= AIM OF THE EXERCISE =
Give the material once more, word for word, without any images.

─── SUPPLIED DATA

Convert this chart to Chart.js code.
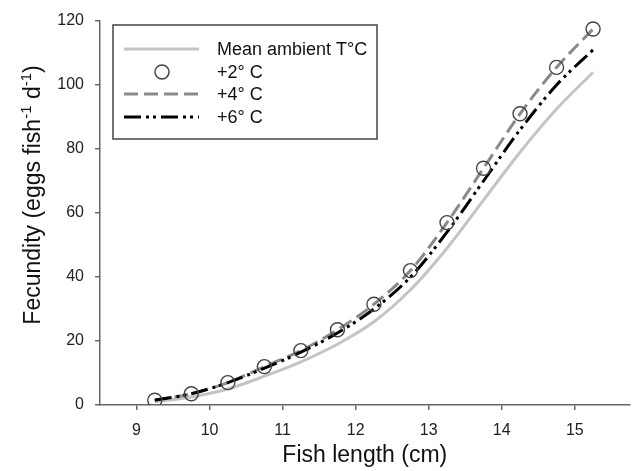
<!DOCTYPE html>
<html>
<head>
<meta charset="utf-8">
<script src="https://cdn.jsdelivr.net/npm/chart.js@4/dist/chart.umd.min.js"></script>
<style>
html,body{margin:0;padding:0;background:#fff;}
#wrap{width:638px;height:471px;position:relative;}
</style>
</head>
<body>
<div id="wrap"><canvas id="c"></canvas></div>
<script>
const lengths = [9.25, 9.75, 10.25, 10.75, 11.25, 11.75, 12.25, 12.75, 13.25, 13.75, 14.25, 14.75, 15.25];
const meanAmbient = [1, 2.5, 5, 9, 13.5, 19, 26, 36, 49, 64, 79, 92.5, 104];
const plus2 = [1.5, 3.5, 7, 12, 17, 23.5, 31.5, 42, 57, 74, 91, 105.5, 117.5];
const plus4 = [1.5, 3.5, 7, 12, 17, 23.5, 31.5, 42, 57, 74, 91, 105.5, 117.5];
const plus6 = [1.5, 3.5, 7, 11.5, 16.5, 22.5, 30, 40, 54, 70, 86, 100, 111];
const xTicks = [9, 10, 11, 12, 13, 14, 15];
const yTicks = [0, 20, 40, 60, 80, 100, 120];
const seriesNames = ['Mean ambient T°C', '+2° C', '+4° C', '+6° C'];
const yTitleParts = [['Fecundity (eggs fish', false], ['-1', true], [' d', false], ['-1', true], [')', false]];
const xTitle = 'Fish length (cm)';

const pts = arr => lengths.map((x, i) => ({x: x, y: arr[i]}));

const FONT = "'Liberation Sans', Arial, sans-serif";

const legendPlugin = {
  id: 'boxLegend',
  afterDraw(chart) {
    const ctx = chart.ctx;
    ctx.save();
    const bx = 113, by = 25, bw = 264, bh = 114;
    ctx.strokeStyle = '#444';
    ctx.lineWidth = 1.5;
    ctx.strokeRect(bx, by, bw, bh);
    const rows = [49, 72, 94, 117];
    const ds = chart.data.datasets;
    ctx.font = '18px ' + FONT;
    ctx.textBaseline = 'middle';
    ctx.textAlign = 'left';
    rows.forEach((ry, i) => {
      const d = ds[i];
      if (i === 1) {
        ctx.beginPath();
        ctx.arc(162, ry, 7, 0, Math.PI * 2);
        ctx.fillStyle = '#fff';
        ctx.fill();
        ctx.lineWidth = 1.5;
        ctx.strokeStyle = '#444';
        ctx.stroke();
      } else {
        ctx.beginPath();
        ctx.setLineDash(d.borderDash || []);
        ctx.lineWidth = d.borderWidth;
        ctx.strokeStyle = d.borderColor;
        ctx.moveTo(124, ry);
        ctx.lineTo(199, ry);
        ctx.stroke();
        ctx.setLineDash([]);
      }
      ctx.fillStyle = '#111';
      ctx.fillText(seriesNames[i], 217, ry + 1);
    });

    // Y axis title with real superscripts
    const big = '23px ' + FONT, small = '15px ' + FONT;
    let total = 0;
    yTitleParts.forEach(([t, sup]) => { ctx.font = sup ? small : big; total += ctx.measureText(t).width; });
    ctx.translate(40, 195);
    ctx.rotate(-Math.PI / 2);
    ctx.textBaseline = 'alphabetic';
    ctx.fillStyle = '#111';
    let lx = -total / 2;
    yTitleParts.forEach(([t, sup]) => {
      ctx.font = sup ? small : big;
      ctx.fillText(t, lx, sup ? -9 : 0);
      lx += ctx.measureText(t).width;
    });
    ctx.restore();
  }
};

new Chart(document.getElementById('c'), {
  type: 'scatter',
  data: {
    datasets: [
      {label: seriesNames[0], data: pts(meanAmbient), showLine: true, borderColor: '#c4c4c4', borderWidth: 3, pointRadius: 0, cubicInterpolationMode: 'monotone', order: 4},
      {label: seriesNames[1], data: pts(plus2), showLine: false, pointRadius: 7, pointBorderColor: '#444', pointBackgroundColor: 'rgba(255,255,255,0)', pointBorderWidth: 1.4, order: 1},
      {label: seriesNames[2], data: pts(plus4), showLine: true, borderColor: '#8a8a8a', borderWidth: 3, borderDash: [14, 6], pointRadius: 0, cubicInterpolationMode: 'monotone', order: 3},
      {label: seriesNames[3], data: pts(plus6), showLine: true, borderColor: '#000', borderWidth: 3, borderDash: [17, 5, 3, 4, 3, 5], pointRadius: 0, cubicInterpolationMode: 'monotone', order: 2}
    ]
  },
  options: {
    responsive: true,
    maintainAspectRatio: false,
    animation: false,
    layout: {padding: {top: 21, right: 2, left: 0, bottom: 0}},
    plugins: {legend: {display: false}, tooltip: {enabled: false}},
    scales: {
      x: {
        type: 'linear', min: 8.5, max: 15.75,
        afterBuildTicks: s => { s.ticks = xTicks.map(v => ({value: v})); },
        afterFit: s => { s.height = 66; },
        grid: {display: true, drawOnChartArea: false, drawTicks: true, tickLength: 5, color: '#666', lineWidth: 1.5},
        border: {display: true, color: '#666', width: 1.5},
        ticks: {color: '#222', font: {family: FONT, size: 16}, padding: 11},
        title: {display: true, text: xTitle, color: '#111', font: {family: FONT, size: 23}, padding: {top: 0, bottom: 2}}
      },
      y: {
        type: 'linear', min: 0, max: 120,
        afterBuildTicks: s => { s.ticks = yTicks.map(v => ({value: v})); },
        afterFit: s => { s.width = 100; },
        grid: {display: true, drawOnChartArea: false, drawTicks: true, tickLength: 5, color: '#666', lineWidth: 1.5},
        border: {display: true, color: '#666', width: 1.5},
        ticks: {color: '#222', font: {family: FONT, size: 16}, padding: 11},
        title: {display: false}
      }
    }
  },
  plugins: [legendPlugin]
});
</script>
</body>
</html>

──────

= EXPECTED ANSWER =
Convert this chart to Chart.js code.
<!DOCTYPE html>
<html>
<head>
<meta charset="utf-8">
<script src="https://cdn.jsdelivr.net/npm/chart.js@4/dist/chart.umd.min.js"></script>
<style>
html,body{margin:0;padding:0;background:#fff;}
#wrap{width:638px;height:471px;position:relative;}
</style>
</head>
<body>
<div id="wrap"><canvas id="c"></canvas></div>
<script>
const lengths = [9.25, 9.75, 10.25, 10.75, 11.25, 11.75, 12.25, 12.75, 13.25, 13.75, 14.25, 14.75, 15.25];
const meanAmbient = [1, 2.5, 5, 9, 13.5, 19, 26, 36, 49, 64, 79, 92.5, 104];
const plus2 = [1.5, 3.5, 7, 12, 17, 23.5, 31.5, 42, 57, 74, 91, 105.5, 117.5];
const plus4 = [1.5, 3.5, 7, 12, 17, 23.5, 31.5, 42, 57, 74, 91, 105.5, 117.5];
const plus6 = [1.5, 3.5, 7, 11.5, 16.5, 22.5, 30, 40, 54, 70, 86, 100, 111];
const xTicks = [9, 10, 11, 12, 13, 14, 15];
const yTicks = [0, 20, 40, 60, 80, 100, 120];
const seriesNames = ['Mean ambient T°C', '+2° C', '+4° C', '+6° C'];
const yTitleParts = [['Fecundity (eggs fish', false], ['-1', true], [' d', false], ['-1', true], [')', false]];
const xTitle = 'Fish length (cm)';

const pts = arr => lengths.map((x, i) => ({x: x, y: arr[i]}));

const FONT = "'Liberation Sans', Arial, sans-serif";

const legendPlugin = {
  id: 'boxLegend',
  afterDraw(chart) {
    const ctx = chart.ctx;
    ctx.save();
    const bx = 113, by = 25, bw = 264, bh = 114;
    ctx.strokeStyle = '#444';
    ctx.lineWidth = 1.5;
    ctx.strokeRect(bx, by, bw, bh);
    const rows = [49, 72, 94, 117];
    const ds = chart.data.datasets;
    ctx.font = '18px ' + FONT;
    ctx.textBaseline = 'middle';
    ctx.textAlign = 'left';
    rows.forEach((ry, i) => {
      const d = ds[i];
      if (i === 1) {
        ctx.beginPath();
        ctx.arc(162, ry, 7, 0, Math.PI * 2);
        ctx.fillStyle = '#fff';
        ctx.fill();
        ctx.lineWidth = 1.5;
        ctx.strokeStyle = '#444';
        ctx.stroke();
      } else {
        ctx.beginPath();
        ctx.setLineDash(d.borderDash || []);
        ctx.lineWidth = d.borderWidth;
        ctx.strokeStyle = d.borderColor;
        ctx.moveTo(124, ry);
        ctx.lineTo(199, ry);
        ctx.stroke();
        ctx.setLineDash([]);
      }
      ctx.fillStyle = '#111';
      ctx.fillText(seriesNames[i], 217, ry + 1);
    });

    // Y axis title with real superscripts
    const big = '23px ' + FONT, small = '15px ' + FONT;
    let total = 0;
    yTitleParts.forEach(([t, sup]) => { ctx.font = sup ? small : big; total += ctx.measureText(t).width; });
    ctx.translate(40, 195);
    ctx.rotate(-Math.PI / 2);
    ctx.textBaseline = 'alphabetic';
    ctx.fillStyle = '#111';
    let lx = -total / 2;
    yTitleParts.forEach(([t, sup]) => {
      ctx.font = sup ? small : big;
      ctx.fillText(t, lx, sup ? -9 : 0);
      lx += ctx.measureText(t).width;
    });
    ctx.restore();
  }
};

new Chart(document.getElementById('c'), {
  type: 'scatter',
  data: {
    datasets: [
      {label: seriesNames[0], data: pts(meanAmbient), showLine: true, borderColor: '#c4c4c4', borderWidth: 3, pointRadius: 0, cubicInterpolationMode: 'monotone', order: 4},
      {label: seriesNames[1], data: pts(plus2), showLine: false, pointRadius: 7, pointBorderColor: '#444', pointBackgroundColor: 'rgba(255,255,255,0)', pointBorderWidth: 1.4, order: 1},
      {label: seriesNames[2], data: pts(plus4), showLine: true, borderColor: '#8a8a8a', borderWidth: 3, borderDash: [14, 6], pointRadius: 0, cubicInterpolationMode: 'monotone', order: 3},
      {label: seriesNames[3], data: pts(plus6), showLine: true, borderColor: '#000', borderWidth: 3, borderDash: [17, 5, 3, 4, 3, 5], pointRadius: 0, cubicInterpolationMode: 'monotone', order: 2}
    ]
  },
  options: {
    responsive: true,
    maintainAspectRatio: false,
    animation: false,
    layout: {padding: {top: 21, right: 2, left: 0, bottom: 0}},
    plugins: {legend: {display: false}, tooltip: {enabled: false}},
    scales: {
      x: {
        type: 'linear', min: 8.5, max: 15.75,
        afterBuildTicks: s => { s.ticks = xTicks.map(v => ({value: v})); },
        afterFit: s => { s.height = 66; },
        grid: {display: true, drawOnChartArea: false, drawTicks: true, tickLength: 5, color: '#666', lineWidth: 1.5},
        border: {display: true, color: '#666', width: 1.5},
        ticks: {color: '#222', font: {family: FONT, size: 16}, padding: 11},
        title: {display: true, text: xTitle, color: '#111', font: {family: FONT, size: 23}, padding: {top: 0, bottom: 2}}
      },
      y: {
        type: 'linear', min: 0, max: 120,
        afterBuildTicks: s => { s.ticks = yTicks.map(v => ({value: v})); },
        afterFit: s => { s.width = 100; },
        grid: {display: true, drawOnChartArea: false, drawTicks: true, tickLength: 5, color: '#666', lineWidth: 1.5},
        border: {display: true, color: '#666', width: 1.5},
        ticks: {color: '#222', font: {family: FONT, size: 16}, padding: 11},
        title: {display: false}
      }
    }
  },
  plugins: [legendPlugin]
});
</script>
</body>
</html>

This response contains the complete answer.